Highlights & Insights

  • Treating "how one looks" as a first-class personalization signal: This is the first work to incorporate human attention trajectories (rather than just linguistic style or high-frequency words) into personalized image description. The concept is clean—"understanding how someone looks helps predict what they say"—and experimental results validate this.
  • Auxiliary reconstruction as a clever mechanism to embed dynamics: Since directly supervising the subject embedding to learn attention is difficult, the authors use "reforming the trajectory" as an auxiliary task. The \(z_{traj}\)/\(z_s\) division (instance details vs. stable persona) avoids rote memorization, a decoupling strategy transferable to any task compressing behavioral sequences.
  • Single-token + Frozen VLM enables true few-shot capability: By compressing personality into a continuous <subj> vector and freezing the VLM, new users can be integrated simply by averaging embeddings from a few support samples, making it memory and time-efficient.
  • OSS evaluation design is insightful: Aligning ordered nouns via Needleman–Wunsch to quantify "what was mentioned and in what order" captures the essence of personalized narrative better than standard BLEU/CIDEr and could be reused for other order-sensitive generation tasks.

Limitations & Future Work

  • Dependency on attention labels for training: While inference does not require gaze data, the training phase relies heavily on expensive mouse/eye-tracking annotations.
  • Limited dataset scale and subject count: One dataset (He et al.) has only 5 subjects, leading to the omission of unseen subject evaluations.
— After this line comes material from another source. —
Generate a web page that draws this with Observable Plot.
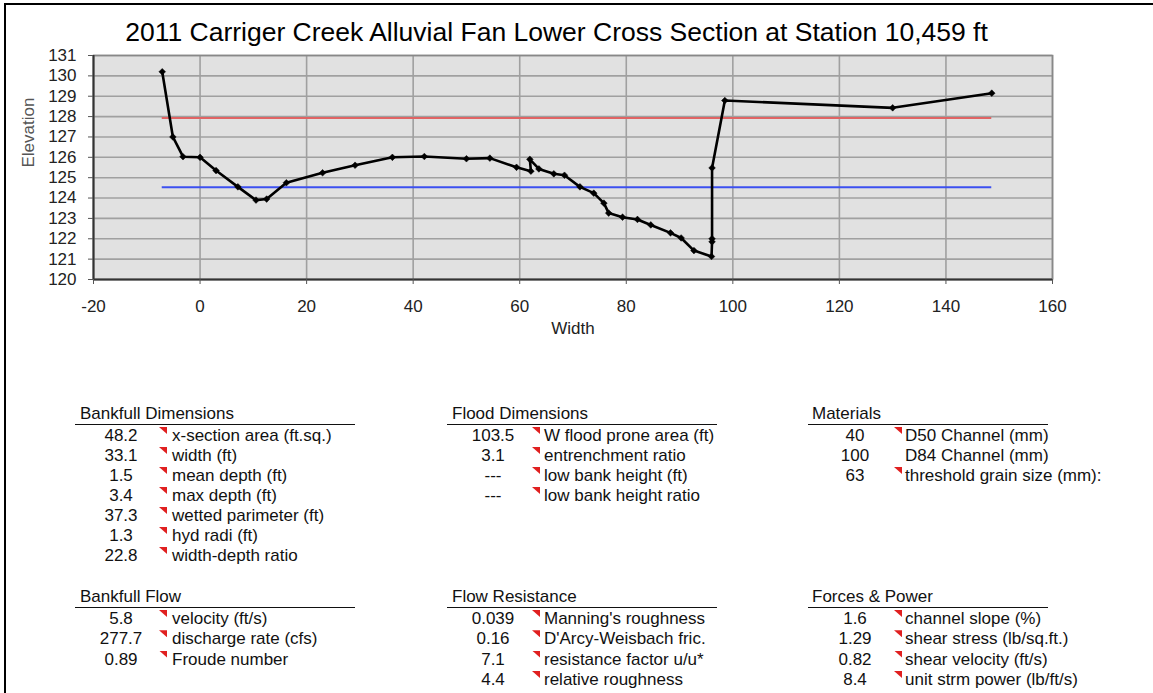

CLS values on Kollenda's 30-way classification remain low (0.157), suggesting inter-person differentiation remains a challenge on difficult datasets.
  • Metrics tension: In some settings, adding trajectory input causes a slight decrease in CIDEr (e.g., 0.770 → 0.748), suggesting that OSS/CLS gains do not always align with n-gram-based metrics.
  • Interpretability of personality: The subject embedding is a black-box vector. While visualizations show it "learns something," exactly which interpretable traits (e.g., foreground preference) are encoded remains opaque.
  • vs. CSMN / TF–IDF systems: These use historical high-frequency words for personalization, capturing only linguistic style. This work uses attention scanpaths to capture viewing habits, expanding personalization to includes "where to look, in what order, and what level of detail."
  • vs. Attention-controlled captioning: These treat attention as a per-image group-level condition requiring live gaze data at test time. This work learns attention as a cross-image, subject-level, transferable preference, requiring no gaze input during inference.
  • vs. Identity token VLMs (DreamBooth / Yo'LLaVA): These focus on identifying specific entities (a specific pet or person), emphasizing appearance. This work personalizes the viewer's latent looking patterns and linguistic tendencies, targeting the person describing the image rather than the entities within it.

Rating

  • Novelty: ⭐⭐⭐⭐⭐ First to use human attention trajectories as a core signal for personalized image captioning.
  • Experimental Thoroughness: ⭐⭐⭐⭐ Four datasets plus two types of attention collection and full ablations, though some datasets have small subject sizes.
  • Writing Quality: ⭐⭐⭐⭐ Clear chain of motivation, challenges, and method; terminology and formulas are well-aligned.
  • Value: ⭐⭐⭐⭐ The persona token + auxiliary reconstruction paradigm is transferable and practical for few-shot scenarios in assistive vision.